In recent years, graph convolutional networks (GCNs) have attracted increased attention in hyperspectral image (HSI) classification through the utilization of data and their connection graph. However, most existing GCN-based methods have two main drawbacks. First, the constructed graph with pixel-level nodes loses many useful spatial information while high computational cost is required due to large graph size. Second, the joint spatial-spectral structure hidden in HSI are not fully explored for better neighbor correlation preservation, which limits the GCN to achieve promising performance on discriminative feature extraction. To address these problems, we propose a multiscale graph convolutional residual network (MSGCRN) for HSI classification. First, to explore the local spatial–spectral structure, superpixel segmentation is performed on the spectral principal component of HSI at different scales. Thus, the obtained multiscale superpixel areas can capture rich spatial texture division.
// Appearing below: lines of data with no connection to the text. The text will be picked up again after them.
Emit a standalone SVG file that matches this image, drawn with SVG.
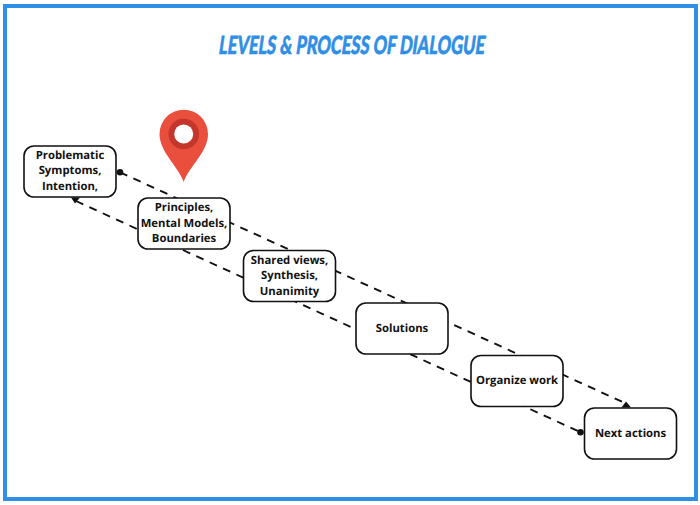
<svg xmlns="http://www.w3.org/2000/svg" width="700" height="505" viewBox="0 0 700 505">
<style>
.n{fill:#fff;stroke:#111;stroke-width:1.6}
.t{font:700 11.3px "Open Sans","Noto Sans",sans-serif;fill:#111;text-anchor:middle;text-rendering:geometricPrecision}
.c{fill:none;stroke:#111;stroke-width:1.9;stroke-dasharray:8 6.7}
</style>
<rect x="0" y="0" width="700" height="505" fill="#fff"/>
<rect x="5" y="6" width="691" height="493" fill="none" stroke="#2f8fe6" stroke-width="4"/>
<text id="title" transform="translate(218 54) skewX(-8)" textLength="266" lengthAdjust="spacingAndGlyphs" style="font:900 25px Lato,'Open Sans',sans-serif;fill:#2f8fe6;stroke:#2f8fe6;stroke-width:.6">LEVELS &amp; PROCESS OF DIALOGUE</text>
<g id="connectors">
<path class="c" d="M120 172.300L627 404"/>
<path class="c" d="M76 201L580 432"/>
<circle cx="120" cy="172.300" r="3.300" fill="#111"/>
<circle cx="580.500" cy="432.300" r="3.300" fill="#111"/>
<path d="M71 197.500L80 197.500L75 203.500Z" fill="#111"/>
<path d="M621.500 407.500L631 407.500L626 401.500Z" fill="#111"/>
</g>
<g id="pin">
<path d="M183.700 182C178 166 159.500 152 159.500 134A24.200 24.200 0 0 1 208 134C208 152 189.500 166 183.700 182Z" fill="#ea4f3e"/>
<circle cx="183.700" cy="134" r="15.300" fill="#c4352b"/>
<circle cx="183.700" cy="134" r="9.500" fill="#fff"/>
</g>
<g id="n1"><rect class="n" x="24" y="146" width="92" height="51" rx="10"/><text class="t" x="70" y="158.500">Problematic</text><text class="t" x="70" y="174">Symptoms,</text><text class="t" x="70" y="189.500">Intention,</text></g>
<g id="n2"><rect class="n" x="138" y="198" width="92" height="51" rx="10"/><text class="t" x="184" y="211">Principles,</text><text class="t" x="184" y="226.500">Mental Models,</text><text class="t" x="184" y="242">Boundaries</text></g>
<g id="n3"><rect class="n" x="243.500" y="250.500" width="92" height="51" rx="10"/><text class="t" x="289.500" y="263.500">Shared views,</text><text class="t" x="289.500" y="279">Synthesis,</text><text class="t" x="289.500" y="294.500">Unanimity</text></g>
<g id="n4"><rect class="n" x="356" y="303" width="92" height="51" rx="10"/><text class="t" x="402" y="331.500">Solutions</text></g>
<g id="n5"><rect class="n" x="471" y="355.500" width="92" height="51" rx="10"/><text class="t" x="517" y="384">Organize work</text></g>
<g id="n6"><rect class="n" x="584.500" y="408" width="92" height="51" rx="10"/><text class="t" x="630.500" y="436.500">Next actions</text></g>
</svg>
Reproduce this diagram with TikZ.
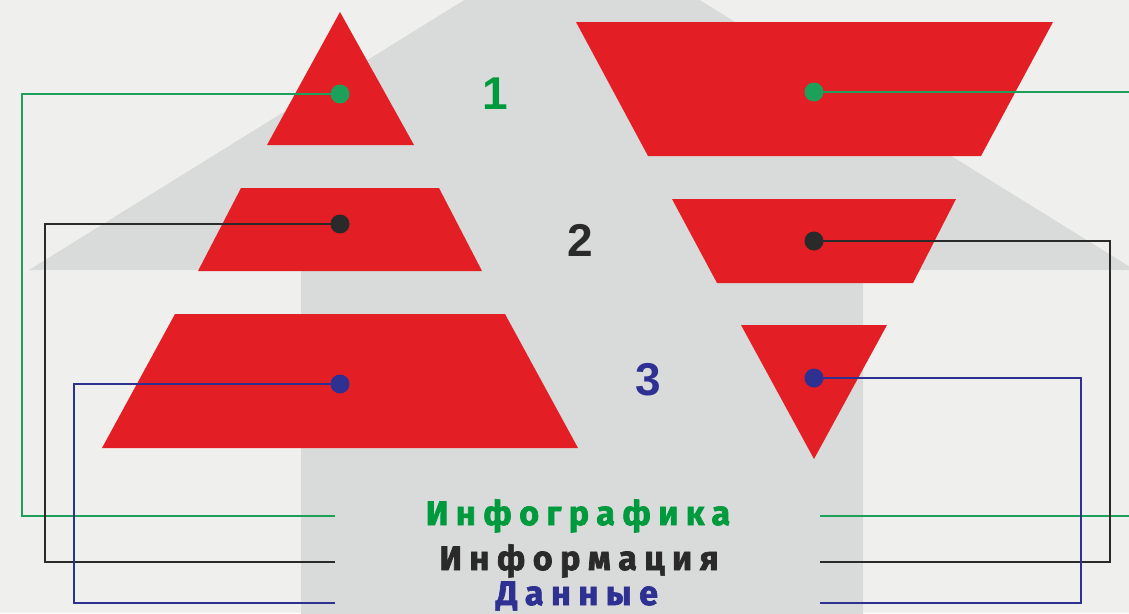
\documentclass[tikz,border=0pt]{standalone}
\usepackage{fontspec}
\setmainfont{Liberation Sans}
\newfontfamily\labfont[LetterSpace=22,BoldFeatures={FakeBold=2}]{Fira Sans}
\definecolor{bgc}{HTML}{EFF0ED}
\definecolor{arrowc}{HTML}{D9DBDA}
\definecolor{redc}{HTML}{E31E24}
\definecolor{greenc}{HTML}{1DA05A}
\definecolor{greent}{HTML}{009A3E}
\definecolor{darkc}{HTML}{2A2A2A}
\definecolor{bluec}{HTML}{2E3192}
\tikzset{
  shapefill/.style={fill=redc},
  dotnode/.style={circle,inner sep=0pt,minimum size=19pt,fill=#1},
  conn/.style={draw=#1,line width=2.8pt},
  numlabel/.style={font=\fontsize{46}{46}\selectfont\bfseries,text=#1,inner sep=0pt},
  wordlabel/.style={font=\labfont\bfseries\fontsize{34}{34}\selectfont,text=#1,inner sep=0pt,anchor=base}
}
\begin{document}
\begin{tikzpicture}[x=1pt,y=-1pt]
\useasboundingbox (0,0) rectangle (1129,613);
\clip (0,0) rectangle (1129,613);
\fill[bgc] (0,0) rectangle (1129,613);
% big arrow
\fill[arrowc] (582,-73) -- (1135,270) -- (863,270) -- (863,620) -- (301,620) -- (301,270) -- (29,270) -- cycle;
% left pyramid
\fill[shapefill] (340,12) -- (414,145) -- (267,145) -- cycle;
\fill[shapefill] (241,188) -- (439,188) -- (482,271) -- (198,271) -- cycle;
\fill[shapefill] (175,314) -- (505,314) -- (578,448) -- (102,448) -- cycle;
% right inverted pyramid
\fill[shapefill] (576,22) -- (1053,22) -- (981,156) -- (648,156) -- cycle;
\fill[shapefill] (672,199) -- (956,199) -- (913,283) -- (717,283) -- cycle;
\fill[shapefill] (741,325) -- (887,325) -- (814,459) -- cycle;
% numbers
\node[numlabel=greent] (n1) at (495,94) {1};
\node[numlabel=darkc] (n2) at (580,240) {2};
\node[numlabel=bluec] (n3) at (648,380) {3};
% words
\node[wordlabel=greent] (w1) at (578,525) {Инфографика};
\node[wordlabel=darkc] (w2) at (579,570) {Информация};
\node[wordlabel=bluec] (w3) at (577,605) {Данные};
% connector coordinates
\coordinate (gl1) at (22,94);   \coordinate (gl2) at (335,516);
\coordinate (kl1) at (45,224);  \coordinate (kl2) at (335,562);
\coordinate (bl1) at (74,384);  \coordinate (bl2) at (335,603);
\coordinate (gr1) at (1140,92); \coordinate (gr2) at (820,516);
\coordinate (kr1) at (1110,241); \coordinate (kr2) at (820,562);
\coordinate (br1) at (1081,378); \coordinate (br2) at (820,603);
% dots
\node[dotnode=greenc] (dgl) at (340,94) {};
\node[dotnode=darkc] (dkl) at (340,224) {};
\node[dotnode=bluec] (dbl) at (340,384) {};
\node[dotnode=greenc] (dgr) at (814,92) {};
\node[dotnode=darkc] (dkr) at (814,241) {};
\node[dotnode=bluec] (dbr) at (814,378) {};
% connectors
\draw[conn=greenc] (dgl.center) -- (gl1) |- (gl2);
\draw[conn=darkc] (dkl.center) -- (kl1) |- (kl2);
\draw[conn=bluec] (dbl.center) -- (bl1) |- (bl2);
\draw[conn=greenc] (dgr.center) -- (gr1) |- (gr2);
\draw[conn=darkc] (dkr.center) -- (kr1) |- (kr2);
\draw[conn=bluec] (dbr.center) -- (br1) |- (br2);
\end{tikzpicture}
\end{document}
Second, multiple superpixel-level subgraphs are constructed with adaptive weighted node aggregation, which not only effectively reduces the graph size, but also preserves local neighbor correlation in varying subgraph scales. Finally, a graph convolution residual network is designed for multiscale hierarchical features extraction, which are further integrated into the final discriminative features for HSI classification via a diffusion operation. Moreover, a mini-batch branch is adopted to the large-scale superpixel branch of MSGCRN to further reduce computational cost. Extensive experiments on three public HSI datasets demonstrate the advantages of our MSGCRN model compared to several cutting-edge approaches.